[Entries with chart source code]
----

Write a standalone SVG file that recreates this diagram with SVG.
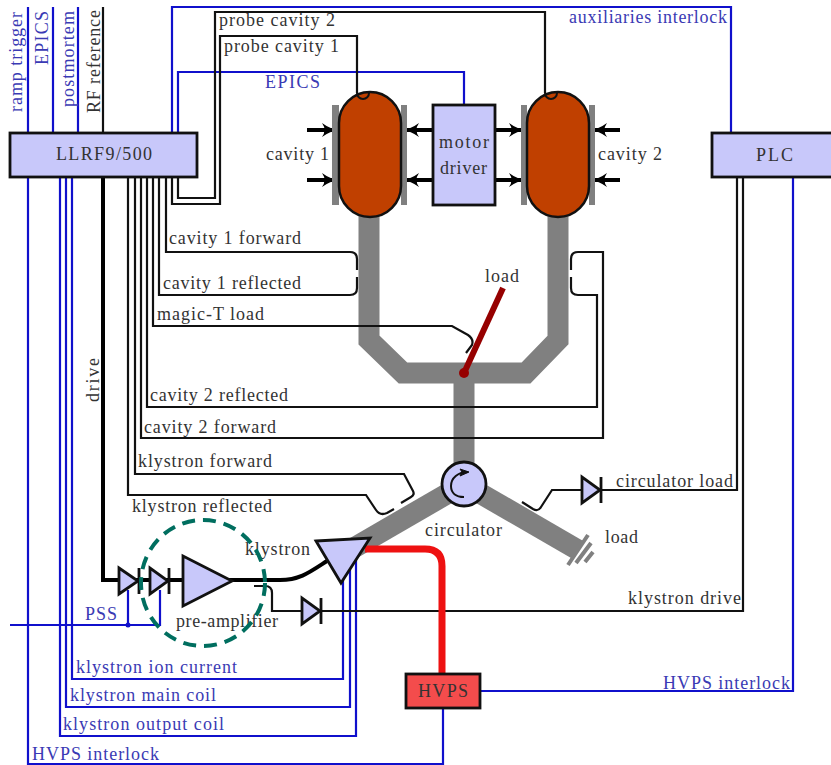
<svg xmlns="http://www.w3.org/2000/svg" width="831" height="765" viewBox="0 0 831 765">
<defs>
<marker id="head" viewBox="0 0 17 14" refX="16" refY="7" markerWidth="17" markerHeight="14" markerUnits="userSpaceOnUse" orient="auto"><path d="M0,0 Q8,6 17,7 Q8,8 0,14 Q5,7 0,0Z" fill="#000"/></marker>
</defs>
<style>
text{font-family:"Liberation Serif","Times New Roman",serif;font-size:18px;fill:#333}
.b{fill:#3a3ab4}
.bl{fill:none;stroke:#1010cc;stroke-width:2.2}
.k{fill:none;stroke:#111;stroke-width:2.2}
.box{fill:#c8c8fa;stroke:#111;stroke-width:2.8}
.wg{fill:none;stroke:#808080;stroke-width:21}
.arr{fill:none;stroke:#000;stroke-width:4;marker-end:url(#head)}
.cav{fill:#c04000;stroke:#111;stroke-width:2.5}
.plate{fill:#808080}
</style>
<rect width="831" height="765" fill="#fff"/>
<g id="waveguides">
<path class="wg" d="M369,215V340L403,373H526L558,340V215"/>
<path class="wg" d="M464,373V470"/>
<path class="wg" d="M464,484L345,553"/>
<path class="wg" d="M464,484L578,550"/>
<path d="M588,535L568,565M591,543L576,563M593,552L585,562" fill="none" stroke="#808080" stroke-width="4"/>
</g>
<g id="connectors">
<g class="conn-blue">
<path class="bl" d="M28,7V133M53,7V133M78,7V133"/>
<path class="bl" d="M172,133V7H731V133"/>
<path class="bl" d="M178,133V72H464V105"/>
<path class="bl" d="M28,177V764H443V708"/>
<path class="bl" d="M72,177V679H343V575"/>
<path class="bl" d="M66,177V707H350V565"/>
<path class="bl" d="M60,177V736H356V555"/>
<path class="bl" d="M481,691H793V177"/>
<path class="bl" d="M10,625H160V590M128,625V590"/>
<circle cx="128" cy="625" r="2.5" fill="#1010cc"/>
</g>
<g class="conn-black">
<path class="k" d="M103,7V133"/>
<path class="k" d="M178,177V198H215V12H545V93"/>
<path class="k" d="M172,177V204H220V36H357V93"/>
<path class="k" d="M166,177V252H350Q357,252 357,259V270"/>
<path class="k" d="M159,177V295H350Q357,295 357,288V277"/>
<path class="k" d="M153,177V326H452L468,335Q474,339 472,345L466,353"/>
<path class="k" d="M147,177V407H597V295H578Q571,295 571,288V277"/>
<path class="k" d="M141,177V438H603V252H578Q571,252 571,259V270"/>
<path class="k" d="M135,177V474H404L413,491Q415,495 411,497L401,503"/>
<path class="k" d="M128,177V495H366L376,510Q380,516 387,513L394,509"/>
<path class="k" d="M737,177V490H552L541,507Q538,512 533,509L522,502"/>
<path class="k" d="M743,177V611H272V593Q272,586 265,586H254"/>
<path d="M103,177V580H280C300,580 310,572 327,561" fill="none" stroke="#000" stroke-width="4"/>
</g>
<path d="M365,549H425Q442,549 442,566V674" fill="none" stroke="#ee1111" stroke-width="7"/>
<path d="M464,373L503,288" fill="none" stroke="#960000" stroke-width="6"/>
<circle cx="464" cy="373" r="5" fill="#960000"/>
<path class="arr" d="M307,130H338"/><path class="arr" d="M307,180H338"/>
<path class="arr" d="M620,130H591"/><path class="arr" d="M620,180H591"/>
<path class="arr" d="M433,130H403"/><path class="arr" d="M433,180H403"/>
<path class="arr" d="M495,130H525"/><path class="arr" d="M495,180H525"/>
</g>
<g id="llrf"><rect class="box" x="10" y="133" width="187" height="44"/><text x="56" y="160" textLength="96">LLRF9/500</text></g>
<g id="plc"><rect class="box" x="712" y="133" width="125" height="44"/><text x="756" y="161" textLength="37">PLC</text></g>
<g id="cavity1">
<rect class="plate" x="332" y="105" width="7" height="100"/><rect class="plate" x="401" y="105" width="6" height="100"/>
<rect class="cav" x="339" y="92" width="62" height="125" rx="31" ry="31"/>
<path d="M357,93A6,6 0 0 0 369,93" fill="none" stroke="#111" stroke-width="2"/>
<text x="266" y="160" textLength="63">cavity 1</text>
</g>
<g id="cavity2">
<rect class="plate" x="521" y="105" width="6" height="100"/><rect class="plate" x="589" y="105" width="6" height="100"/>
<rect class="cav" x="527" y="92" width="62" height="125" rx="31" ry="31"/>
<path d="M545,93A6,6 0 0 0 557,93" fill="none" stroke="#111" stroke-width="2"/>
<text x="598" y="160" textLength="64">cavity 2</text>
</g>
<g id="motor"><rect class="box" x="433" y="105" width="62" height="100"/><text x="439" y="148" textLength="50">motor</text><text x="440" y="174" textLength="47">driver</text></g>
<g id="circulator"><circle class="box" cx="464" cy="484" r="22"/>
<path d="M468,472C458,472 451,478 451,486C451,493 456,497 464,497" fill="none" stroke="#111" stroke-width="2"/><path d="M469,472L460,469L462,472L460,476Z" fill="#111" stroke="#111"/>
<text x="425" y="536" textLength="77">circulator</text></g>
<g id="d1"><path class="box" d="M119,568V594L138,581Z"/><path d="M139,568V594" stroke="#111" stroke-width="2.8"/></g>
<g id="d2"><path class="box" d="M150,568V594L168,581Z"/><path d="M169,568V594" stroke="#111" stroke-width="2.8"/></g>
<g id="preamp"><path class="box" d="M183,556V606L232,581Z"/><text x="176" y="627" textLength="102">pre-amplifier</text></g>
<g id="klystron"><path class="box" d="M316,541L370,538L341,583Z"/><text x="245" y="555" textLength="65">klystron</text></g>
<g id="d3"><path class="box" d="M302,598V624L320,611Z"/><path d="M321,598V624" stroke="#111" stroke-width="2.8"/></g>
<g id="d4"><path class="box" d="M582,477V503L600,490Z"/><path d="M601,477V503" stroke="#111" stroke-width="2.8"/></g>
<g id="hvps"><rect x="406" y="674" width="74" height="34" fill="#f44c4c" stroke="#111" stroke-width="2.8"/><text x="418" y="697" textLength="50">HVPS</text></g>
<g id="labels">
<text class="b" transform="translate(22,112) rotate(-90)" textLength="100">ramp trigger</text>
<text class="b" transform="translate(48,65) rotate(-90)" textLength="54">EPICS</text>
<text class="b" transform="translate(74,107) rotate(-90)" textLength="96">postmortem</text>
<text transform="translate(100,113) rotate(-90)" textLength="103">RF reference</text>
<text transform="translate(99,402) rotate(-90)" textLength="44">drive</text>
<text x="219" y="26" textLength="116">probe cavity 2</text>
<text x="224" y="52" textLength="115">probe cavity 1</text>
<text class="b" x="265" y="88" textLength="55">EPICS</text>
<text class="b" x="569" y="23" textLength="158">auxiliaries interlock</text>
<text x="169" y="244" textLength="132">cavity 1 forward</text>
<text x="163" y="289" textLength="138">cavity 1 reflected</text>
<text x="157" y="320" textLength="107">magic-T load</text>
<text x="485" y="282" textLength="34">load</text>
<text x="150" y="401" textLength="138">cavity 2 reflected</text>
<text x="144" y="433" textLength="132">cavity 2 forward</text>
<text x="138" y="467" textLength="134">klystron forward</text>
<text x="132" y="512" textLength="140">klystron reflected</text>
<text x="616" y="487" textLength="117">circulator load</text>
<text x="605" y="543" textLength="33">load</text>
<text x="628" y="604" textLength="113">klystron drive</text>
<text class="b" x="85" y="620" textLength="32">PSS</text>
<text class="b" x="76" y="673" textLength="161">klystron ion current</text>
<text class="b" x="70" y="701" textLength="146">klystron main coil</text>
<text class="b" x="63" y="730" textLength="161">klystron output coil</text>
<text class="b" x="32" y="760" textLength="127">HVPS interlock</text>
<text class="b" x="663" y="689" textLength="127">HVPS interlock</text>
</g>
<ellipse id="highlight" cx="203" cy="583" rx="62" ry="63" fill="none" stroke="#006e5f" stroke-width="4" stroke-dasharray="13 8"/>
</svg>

----

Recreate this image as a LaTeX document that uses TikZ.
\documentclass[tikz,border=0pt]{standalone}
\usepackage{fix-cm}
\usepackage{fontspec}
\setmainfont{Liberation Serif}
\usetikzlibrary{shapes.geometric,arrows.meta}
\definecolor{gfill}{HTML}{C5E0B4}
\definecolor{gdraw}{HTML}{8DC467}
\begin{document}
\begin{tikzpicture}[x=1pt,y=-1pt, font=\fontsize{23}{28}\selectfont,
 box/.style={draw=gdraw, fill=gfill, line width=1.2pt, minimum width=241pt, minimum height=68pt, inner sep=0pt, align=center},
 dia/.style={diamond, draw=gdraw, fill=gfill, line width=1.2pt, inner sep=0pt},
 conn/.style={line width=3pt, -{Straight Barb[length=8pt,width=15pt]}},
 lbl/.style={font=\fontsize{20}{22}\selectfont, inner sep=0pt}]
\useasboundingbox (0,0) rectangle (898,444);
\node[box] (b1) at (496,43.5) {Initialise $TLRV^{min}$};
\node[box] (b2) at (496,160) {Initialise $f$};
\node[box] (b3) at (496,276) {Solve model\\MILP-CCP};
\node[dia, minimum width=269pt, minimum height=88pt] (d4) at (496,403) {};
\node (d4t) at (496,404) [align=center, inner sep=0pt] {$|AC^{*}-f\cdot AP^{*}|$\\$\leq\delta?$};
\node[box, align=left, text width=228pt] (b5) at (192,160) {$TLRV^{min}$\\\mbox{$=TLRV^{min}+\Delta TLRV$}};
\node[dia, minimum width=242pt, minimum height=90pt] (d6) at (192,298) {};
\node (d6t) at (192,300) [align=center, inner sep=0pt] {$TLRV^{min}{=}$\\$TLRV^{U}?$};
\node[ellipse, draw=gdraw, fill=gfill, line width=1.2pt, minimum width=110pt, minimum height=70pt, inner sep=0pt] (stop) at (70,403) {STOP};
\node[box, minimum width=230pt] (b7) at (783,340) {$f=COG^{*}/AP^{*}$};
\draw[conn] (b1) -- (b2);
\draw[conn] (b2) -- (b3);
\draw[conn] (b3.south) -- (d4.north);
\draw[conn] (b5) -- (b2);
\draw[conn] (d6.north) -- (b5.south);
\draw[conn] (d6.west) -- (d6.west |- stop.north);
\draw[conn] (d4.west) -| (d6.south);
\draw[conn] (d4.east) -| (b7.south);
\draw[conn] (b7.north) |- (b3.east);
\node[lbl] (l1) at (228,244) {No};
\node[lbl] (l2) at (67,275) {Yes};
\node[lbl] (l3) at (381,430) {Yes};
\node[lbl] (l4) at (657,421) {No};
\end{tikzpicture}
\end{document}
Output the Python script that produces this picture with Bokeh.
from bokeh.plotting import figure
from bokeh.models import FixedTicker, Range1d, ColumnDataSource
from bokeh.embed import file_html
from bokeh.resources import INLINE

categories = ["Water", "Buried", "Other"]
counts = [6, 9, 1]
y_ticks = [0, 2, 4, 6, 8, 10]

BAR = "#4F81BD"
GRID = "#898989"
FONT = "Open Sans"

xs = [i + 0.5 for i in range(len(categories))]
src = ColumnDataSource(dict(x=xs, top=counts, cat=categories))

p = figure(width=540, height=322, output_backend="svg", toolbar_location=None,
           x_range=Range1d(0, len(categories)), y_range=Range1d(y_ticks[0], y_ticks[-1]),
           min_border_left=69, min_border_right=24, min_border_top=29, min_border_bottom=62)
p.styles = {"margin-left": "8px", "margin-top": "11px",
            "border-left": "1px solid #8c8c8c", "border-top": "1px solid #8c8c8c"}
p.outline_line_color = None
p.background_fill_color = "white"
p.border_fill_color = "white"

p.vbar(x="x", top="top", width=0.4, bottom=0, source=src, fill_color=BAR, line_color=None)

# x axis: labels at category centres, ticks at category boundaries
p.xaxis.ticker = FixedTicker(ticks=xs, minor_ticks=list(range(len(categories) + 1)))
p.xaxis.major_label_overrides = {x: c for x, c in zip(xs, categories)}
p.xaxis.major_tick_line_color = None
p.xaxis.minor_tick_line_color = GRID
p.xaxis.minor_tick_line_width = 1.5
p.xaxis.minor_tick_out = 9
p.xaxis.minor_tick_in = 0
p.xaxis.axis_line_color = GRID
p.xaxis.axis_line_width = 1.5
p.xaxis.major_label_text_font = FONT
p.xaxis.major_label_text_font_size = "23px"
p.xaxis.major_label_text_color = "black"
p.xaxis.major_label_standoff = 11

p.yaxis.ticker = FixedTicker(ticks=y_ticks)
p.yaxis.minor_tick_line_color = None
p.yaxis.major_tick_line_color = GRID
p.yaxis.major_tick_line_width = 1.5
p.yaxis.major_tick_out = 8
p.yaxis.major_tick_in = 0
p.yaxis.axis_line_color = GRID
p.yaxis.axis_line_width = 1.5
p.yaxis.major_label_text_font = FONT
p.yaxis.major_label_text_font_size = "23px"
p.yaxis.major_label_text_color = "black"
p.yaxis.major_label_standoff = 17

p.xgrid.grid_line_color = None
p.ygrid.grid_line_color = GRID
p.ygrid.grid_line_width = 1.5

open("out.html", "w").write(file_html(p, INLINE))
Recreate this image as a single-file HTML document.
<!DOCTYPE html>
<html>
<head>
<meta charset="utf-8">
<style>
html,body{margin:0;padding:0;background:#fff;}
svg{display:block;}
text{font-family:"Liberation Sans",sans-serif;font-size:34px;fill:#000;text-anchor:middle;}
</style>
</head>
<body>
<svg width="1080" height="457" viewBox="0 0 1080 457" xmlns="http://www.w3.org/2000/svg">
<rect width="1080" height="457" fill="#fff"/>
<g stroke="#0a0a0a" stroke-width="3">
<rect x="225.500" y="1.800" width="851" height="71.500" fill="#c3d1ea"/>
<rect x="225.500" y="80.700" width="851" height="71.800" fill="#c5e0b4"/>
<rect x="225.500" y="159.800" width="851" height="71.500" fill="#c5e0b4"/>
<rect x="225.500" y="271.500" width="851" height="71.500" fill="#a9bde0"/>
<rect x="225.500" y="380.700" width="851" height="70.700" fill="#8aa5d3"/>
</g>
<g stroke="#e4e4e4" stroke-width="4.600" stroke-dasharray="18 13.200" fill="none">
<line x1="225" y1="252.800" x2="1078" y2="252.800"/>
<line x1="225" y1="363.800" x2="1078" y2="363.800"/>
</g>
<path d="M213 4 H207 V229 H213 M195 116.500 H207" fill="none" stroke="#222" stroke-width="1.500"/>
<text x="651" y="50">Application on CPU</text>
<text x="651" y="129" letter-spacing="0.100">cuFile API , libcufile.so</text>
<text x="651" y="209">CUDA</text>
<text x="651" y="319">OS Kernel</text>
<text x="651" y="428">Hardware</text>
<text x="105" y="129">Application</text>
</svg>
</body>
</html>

----

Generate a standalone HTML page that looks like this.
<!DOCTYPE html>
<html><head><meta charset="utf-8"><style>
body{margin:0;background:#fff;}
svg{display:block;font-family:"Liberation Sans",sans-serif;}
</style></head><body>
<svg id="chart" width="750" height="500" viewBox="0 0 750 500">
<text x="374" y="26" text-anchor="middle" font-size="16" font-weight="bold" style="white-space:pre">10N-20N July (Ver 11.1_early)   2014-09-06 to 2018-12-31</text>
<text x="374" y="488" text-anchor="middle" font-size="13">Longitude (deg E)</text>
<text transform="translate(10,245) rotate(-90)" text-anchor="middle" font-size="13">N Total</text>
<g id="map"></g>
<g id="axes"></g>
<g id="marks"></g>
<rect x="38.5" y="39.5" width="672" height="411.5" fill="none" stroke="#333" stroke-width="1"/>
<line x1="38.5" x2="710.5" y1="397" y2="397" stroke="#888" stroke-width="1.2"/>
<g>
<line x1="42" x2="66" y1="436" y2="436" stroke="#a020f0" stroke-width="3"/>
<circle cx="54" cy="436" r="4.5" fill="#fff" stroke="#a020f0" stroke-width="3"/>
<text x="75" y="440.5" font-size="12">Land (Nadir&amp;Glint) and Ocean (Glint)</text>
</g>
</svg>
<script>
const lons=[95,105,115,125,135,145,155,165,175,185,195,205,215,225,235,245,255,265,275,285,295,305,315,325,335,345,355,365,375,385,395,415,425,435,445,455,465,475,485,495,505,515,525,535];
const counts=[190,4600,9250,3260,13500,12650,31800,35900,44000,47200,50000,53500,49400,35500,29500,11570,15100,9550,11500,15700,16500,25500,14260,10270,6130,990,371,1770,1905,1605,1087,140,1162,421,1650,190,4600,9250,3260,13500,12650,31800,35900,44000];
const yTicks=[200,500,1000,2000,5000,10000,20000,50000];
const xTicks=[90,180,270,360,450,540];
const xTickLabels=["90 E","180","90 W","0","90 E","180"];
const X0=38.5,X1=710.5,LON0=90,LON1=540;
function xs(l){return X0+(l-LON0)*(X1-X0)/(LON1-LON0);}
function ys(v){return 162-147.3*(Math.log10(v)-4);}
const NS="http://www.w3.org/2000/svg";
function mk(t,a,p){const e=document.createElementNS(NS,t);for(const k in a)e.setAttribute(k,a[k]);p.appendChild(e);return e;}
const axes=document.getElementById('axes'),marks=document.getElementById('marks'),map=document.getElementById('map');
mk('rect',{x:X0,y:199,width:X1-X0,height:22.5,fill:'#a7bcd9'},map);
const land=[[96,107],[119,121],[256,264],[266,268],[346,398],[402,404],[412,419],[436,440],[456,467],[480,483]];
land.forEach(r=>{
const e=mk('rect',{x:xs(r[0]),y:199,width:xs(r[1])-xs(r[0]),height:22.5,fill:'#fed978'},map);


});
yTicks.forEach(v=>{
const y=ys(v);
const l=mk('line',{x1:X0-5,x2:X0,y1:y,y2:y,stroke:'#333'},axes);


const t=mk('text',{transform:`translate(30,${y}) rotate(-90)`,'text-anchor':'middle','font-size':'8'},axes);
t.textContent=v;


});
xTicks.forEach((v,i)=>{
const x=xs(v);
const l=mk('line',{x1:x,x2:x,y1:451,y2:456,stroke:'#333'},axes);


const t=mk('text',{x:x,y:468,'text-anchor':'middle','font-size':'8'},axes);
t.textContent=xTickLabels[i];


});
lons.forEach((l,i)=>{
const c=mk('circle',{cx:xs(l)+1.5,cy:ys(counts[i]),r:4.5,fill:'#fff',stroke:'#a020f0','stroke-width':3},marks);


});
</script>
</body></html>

----

- _Exercise details_
Read the entries and select each line where the word "that" is found.

- _Task result_
Write a standalone SVG file that recreates this diagram with SVG.
Recreate this image as a LaTeX document that uses TikZ.
Output the Python script that produces this picture with Bokeh.
Generate a standalone HTML page that looks like this.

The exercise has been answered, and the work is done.